TCS and Wipro also boasted robust deal pipelines; however, these successes did not translate into proportional revenue gains, primarily due to weak discretionary spending across their client bases, they said. The guarded outlook for FY25 reflects ongoing uncertainties, with Infosys and TCS particularly emphasizing the unpredictable market conditions.

“I don’t want to hazard a guess and say that growth would be returning in Q1 or Q2, it will be calling in too soon,” TCS, CEO, K Krithivasan said.

However, TCS anticipates potential growth rebounds in the US and banking sectors, although the exact magnitude and pace of recovery remain uncertain. “The US and banking should start to grow soon, according to management, but the quantum and pace of the pickup wasn’t clear,” noted HSBC Global Research in a report.

Gen AI Frenzy

Despite these challenges, there is a beacon of strategic optimism in the companies’ focus on AI and GenAI, where they are also continuously looking for a strategic realignment towards more efficient operational models using these new technologies.

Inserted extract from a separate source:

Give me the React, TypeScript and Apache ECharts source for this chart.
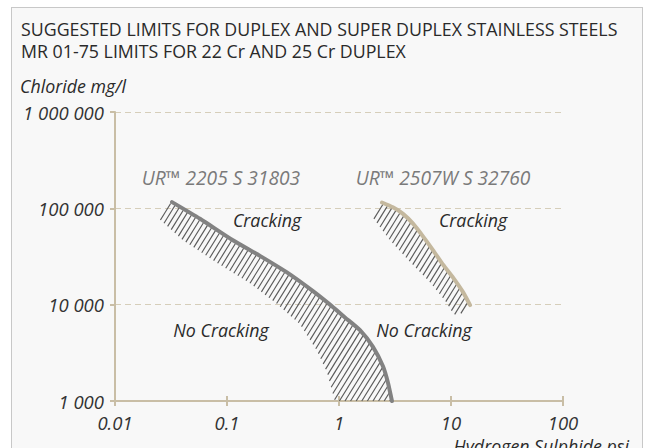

TCS said it has doubled down on its commitment to these technologies, significantly enhancing its deal pipeline in these areas to $900 million. Krithivasan emphasized the strategic importance of these initiatives, stating, “Our investment in AI and GenAI is not just about staying current. It’s about setting the pace, leveraging these technologies to transform client businesses and our own operational models”. Wipro also said it was seeing strong traction in the generative artificial intelligence space, without disclosing its revenue numbers. “Artificial intelligence is transforming our clients’ needs as they seek to harness its power for competitive advantage and enhanced business value,” Srinivas Pallia, the newly appointed CEO and managing director said.